● **WHAT IS EXPECTED**
Print word for word the first line of the listing below and every line after it, through the line with "bam_obs_lo = [689, 777, 864, 946, 1027, 1103, 1181, 1270]". Leave out the pictures and the rest.

● **INFORMATION SHOWN**
"""

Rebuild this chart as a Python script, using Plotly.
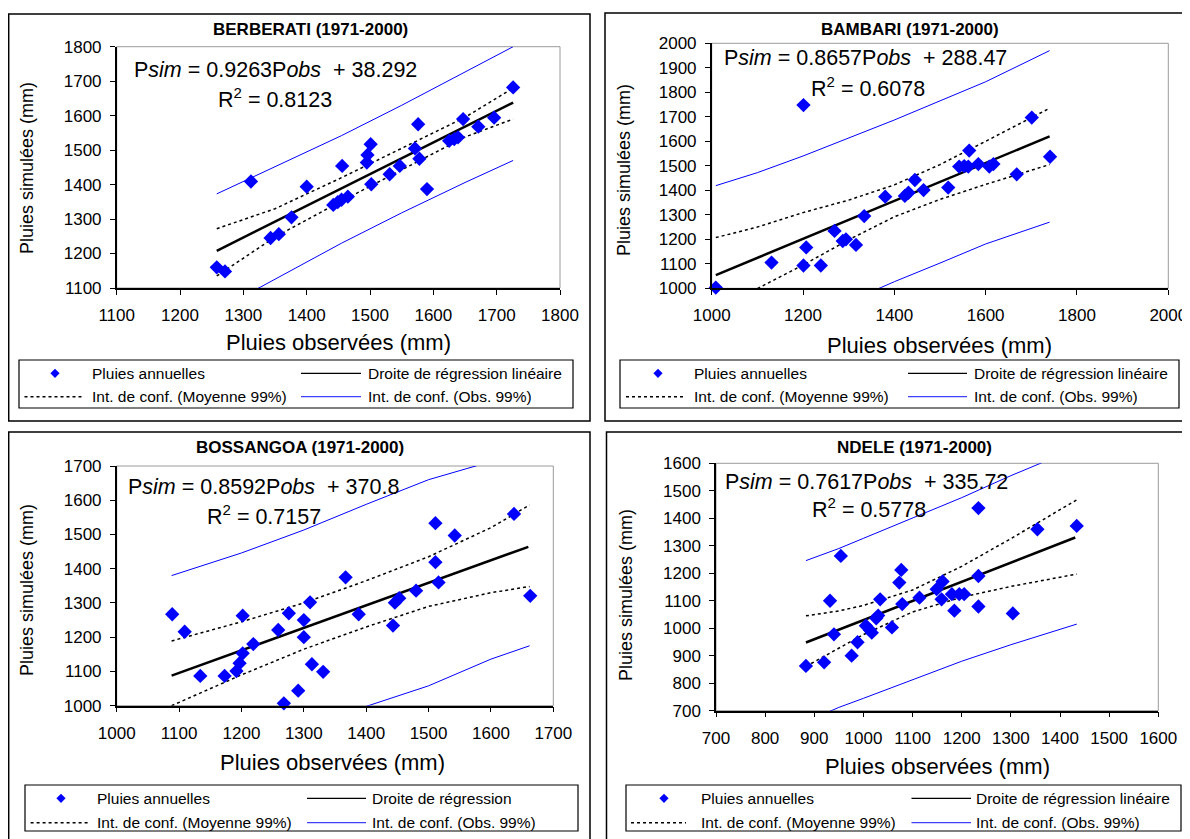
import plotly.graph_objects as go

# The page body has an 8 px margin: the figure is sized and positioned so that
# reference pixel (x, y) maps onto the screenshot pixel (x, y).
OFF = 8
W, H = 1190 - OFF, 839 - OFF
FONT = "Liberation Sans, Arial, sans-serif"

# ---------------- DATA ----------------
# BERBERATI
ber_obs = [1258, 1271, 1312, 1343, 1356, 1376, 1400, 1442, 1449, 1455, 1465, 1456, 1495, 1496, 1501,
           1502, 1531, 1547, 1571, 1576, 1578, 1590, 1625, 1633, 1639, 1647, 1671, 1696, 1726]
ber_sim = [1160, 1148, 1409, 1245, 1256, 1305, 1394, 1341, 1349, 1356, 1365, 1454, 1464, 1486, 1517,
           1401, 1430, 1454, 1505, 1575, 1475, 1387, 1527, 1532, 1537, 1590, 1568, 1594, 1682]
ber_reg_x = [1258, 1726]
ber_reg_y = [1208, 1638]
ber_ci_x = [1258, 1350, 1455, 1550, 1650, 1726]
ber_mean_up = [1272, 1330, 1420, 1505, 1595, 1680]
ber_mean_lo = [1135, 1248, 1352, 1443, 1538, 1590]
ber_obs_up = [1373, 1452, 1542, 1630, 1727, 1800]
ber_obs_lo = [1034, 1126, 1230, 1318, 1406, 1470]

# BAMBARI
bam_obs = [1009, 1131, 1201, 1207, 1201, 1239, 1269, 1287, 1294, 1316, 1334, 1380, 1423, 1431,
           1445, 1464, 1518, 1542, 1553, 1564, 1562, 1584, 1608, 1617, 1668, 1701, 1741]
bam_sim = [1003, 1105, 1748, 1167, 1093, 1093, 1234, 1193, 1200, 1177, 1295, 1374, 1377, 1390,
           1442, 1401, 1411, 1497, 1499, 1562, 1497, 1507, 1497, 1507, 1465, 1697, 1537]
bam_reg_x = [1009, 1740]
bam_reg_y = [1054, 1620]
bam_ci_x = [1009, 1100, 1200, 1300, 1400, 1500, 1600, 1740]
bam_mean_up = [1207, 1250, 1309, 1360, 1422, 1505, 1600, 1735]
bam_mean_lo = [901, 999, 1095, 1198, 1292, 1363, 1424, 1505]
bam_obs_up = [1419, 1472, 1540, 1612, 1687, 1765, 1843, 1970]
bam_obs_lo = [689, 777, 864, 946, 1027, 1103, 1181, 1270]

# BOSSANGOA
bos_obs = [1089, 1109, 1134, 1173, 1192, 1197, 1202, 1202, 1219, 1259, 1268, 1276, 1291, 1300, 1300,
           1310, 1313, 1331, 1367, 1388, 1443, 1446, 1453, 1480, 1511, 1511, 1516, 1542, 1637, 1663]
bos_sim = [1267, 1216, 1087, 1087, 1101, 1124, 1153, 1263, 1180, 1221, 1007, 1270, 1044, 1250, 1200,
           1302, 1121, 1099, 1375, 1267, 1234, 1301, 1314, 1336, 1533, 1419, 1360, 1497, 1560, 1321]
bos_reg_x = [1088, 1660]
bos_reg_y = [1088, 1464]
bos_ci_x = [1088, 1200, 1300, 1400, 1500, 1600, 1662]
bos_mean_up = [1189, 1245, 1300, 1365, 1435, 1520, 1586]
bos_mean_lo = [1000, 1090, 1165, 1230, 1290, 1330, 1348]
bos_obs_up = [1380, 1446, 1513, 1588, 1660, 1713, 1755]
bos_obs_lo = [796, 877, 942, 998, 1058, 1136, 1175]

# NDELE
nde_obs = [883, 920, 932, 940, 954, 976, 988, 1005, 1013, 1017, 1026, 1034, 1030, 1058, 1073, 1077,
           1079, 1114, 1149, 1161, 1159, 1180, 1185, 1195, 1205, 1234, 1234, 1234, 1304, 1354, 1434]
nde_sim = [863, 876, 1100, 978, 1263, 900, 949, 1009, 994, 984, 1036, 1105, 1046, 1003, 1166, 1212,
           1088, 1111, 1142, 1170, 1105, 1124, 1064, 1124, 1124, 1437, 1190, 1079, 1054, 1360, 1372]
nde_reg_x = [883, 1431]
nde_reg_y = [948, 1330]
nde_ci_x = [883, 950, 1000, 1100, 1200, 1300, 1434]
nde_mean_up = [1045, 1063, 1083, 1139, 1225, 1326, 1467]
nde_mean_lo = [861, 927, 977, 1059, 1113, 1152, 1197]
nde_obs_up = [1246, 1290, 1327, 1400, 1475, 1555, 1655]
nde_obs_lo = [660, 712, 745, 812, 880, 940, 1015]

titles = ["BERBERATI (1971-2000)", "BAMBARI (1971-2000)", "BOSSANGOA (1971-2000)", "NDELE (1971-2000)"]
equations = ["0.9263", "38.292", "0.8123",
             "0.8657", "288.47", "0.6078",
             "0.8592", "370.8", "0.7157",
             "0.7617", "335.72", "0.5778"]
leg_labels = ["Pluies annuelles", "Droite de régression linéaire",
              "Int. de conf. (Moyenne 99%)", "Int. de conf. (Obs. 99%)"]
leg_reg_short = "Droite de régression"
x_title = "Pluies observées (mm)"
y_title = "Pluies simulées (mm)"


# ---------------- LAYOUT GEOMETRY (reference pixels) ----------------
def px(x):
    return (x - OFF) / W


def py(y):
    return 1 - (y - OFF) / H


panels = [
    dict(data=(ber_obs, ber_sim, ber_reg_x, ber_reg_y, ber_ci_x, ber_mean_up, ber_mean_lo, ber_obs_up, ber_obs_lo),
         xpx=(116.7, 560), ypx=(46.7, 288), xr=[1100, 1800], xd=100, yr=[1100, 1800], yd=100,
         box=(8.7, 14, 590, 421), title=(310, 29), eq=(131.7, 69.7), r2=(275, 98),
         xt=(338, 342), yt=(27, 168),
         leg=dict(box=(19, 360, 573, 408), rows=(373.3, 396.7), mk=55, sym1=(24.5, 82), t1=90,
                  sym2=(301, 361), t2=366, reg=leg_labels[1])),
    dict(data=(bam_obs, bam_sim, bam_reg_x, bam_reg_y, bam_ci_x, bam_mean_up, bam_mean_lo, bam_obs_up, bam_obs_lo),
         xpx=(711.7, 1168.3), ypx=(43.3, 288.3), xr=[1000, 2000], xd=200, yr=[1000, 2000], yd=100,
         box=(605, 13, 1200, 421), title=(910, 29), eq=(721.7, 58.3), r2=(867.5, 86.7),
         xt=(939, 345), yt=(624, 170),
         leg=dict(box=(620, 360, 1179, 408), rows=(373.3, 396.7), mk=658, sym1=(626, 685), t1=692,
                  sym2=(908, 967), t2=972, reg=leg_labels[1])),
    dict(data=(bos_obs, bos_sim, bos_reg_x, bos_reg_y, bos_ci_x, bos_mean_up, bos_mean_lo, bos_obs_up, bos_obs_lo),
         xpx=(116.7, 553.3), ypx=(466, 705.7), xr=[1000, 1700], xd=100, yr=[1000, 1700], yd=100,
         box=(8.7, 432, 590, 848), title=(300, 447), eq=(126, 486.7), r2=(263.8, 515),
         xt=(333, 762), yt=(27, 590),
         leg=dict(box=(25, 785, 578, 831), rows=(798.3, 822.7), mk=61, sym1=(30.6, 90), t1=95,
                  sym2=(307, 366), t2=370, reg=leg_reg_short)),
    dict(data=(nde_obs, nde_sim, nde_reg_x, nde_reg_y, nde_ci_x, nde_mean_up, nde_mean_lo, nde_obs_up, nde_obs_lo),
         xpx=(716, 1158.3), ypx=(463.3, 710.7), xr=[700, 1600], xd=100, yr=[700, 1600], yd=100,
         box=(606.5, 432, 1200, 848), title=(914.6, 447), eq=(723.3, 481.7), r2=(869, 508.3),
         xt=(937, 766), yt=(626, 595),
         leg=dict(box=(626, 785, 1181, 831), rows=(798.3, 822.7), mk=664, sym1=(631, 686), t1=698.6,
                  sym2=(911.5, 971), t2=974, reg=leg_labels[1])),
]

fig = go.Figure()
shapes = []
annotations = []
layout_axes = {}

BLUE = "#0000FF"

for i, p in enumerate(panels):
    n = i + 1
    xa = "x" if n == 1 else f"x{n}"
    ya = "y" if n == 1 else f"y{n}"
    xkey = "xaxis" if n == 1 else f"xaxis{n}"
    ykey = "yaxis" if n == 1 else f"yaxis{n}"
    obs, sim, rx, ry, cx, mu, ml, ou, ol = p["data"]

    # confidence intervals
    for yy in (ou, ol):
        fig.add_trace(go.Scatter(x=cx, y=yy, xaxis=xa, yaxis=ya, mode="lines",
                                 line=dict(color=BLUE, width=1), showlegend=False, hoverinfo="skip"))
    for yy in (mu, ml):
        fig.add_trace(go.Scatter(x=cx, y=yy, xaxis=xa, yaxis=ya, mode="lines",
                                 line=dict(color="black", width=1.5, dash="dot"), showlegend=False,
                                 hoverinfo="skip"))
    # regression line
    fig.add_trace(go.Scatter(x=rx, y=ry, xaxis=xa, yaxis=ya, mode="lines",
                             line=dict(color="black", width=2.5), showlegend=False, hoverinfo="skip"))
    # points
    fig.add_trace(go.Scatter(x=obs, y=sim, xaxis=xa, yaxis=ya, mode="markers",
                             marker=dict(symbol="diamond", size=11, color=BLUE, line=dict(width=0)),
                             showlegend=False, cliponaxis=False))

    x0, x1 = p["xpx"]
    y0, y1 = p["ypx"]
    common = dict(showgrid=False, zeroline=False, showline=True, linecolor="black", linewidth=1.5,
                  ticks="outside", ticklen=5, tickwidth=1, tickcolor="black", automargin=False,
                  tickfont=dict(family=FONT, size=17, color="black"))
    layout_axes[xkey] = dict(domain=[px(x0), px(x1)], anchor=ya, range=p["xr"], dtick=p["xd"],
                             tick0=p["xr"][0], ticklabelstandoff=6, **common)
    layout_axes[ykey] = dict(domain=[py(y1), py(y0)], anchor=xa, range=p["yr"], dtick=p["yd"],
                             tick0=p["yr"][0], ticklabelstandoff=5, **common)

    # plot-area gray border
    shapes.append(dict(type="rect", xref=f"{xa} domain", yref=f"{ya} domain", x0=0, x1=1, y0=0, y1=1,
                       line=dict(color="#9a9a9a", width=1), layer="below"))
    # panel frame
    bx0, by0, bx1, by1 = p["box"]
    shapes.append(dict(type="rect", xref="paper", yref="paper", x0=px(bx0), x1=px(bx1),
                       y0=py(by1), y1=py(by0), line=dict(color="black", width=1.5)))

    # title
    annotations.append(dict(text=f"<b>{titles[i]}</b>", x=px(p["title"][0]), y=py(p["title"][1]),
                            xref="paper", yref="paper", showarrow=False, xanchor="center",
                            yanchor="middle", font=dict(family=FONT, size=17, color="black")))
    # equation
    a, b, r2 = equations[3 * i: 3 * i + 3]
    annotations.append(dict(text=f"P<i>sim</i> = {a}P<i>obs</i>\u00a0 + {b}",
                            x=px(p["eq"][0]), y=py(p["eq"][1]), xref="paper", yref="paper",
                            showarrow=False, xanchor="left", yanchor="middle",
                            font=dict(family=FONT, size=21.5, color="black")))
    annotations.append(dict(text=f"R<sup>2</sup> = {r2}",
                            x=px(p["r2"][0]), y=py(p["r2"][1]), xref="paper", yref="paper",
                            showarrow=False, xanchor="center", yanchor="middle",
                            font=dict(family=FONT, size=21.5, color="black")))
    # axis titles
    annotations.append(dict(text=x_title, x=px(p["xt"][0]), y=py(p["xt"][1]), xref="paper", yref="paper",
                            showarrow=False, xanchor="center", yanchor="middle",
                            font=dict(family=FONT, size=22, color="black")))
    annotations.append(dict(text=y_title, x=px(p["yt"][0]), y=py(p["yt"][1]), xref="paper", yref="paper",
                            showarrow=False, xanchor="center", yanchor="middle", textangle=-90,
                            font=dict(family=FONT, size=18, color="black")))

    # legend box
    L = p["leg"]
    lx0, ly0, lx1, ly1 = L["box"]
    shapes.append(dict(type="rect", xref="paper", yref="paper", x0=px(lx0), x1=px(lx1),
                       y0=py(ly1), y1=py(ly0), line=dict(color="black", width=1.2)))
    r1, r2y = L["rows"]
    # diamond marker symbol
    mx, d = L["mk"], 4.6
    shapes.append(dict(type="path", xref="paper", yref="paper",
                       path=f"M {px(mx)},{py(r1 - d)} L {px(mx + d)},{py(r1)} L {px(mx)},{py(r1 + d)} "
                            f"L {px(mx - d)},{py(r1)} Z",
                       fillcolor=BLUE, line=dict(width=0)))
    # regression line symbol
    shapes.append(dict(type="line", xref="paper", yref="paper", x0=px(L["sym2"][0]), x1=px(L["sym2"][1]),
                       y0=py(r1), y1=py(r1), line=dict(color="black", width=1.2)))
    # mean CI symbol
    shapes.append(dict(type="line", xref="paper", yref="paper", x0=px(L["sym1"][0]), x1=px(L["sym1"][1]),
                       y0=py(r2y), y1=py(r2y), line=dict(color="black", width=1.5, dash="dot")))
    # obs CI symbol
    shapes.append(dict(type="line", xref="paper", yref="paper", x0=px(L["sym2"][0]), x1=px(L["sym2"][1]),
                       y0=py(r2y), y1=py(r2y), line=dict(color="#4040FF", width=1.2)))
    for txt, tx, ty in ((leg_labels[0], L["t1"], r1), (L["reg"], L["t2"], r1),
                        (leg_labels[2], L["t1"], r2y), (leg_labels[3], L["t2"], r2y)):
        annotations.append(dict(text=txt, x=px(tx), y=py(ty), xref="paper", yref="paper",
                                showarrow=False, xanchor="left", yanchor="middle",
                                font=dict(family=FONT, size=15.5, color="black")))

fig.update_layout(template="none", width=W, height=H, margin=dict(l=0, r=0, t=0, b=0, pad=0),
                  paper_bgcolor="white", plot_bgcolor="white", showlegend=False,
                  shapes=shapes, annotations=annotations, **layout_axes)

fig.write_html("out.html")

"""

● **RESPONSE**
Rebuild this chart as a Python script, using Plotly.
import plotly.graph_objects as go

# The page body has an 8 px margin: the figure is sized and positioned so that
# reference pixel (x, y) maps onto the screenshot pixel (x, y).
OFF = 8
W, H = 1190 - OFF, 839 - OFF
FONT = "Liberation Sans, Arial, sans-serif"

# ---------------- DATA ----------------
# BERBERATI
ber_obs = [1258, 1271, 1312, 1343, 1356, 1376, 1400, 1442, 1449, 1455, 1465, 1456, 1495, 1496, 1501,
           1502, 1531, 1547, 1571, 1576, 1578, 1590, 1625, 1633, 1639, 1647, 1671, 1696, 1726]
ber_sim = [1160, 1148, 1409, 1245, 1256, 1305, 1394, 1341, 1349, 1356, 1365, 1454, 1464, 1486, 1517,
           1401, 1430, 1454, 1505, 1575, 1475, 1387, 1527, 1532, 1537, 1590, 1568, 1594, 1682]
ber_reg_x = [1258, 1726]
ber_reg_y = [1208, 1638]
ber_ci_x = [1258, 1350, 1455, 1550, 1650, 1726]
ber_mean_up = [1272, 1330, 1420, 1505, 1595, 1680]
ber_mean_lo = [1135, 1248, 1352, 1443, 1538, 1590]
ber_obs_up = [1373, 1452, 1542, 1630, 1727, 1800]
ber_obs_lo = [1034, 1126, 1230, 1318, 1406, 1470]

# BAMBARI
bam_obs = [1009, 1131, 1201, 1207, 1201, 1239, 1269, 1287, 1294, 1316, 1334, 1380, 1423, 1431,
           1445, 1464, 1518, 1542, 1553, 1564, 1562, 1584, 1608, 1617, 1668, 1701, 1741]
bam_sim = [1003, 1105, 1748, 1167, 1093, 1093, 1234, 1193, 1200, 1177, 1295, 1374, 1377, 1390,
           1442, 1401, 1411, 1497, 1499, 1562, 1497, 1507, 1497, 1507, 1465, 1697, 1537]
bam_reg_x = [1009, 1740]
bam_reg_y = [1054, 1620]
bam_ci_x = [1009, 1100, 1200, 1300, 1400, 1500, 1600, 1740]
bam_mean_up = [1207, 1250, 1309, 1360, 1422, 1505, 1600, 1735]
bam_mean_lo = [901, 999, 1095, 1198, 1292, 1363, 1424, 1505]
bam_obs_up = [1419, 1472, 1540, 1612, 1687, 1765, 1843, 1970]
bam_obs_lo = [689, 777, 864, 946, 1027, 1103, 1181, 1270]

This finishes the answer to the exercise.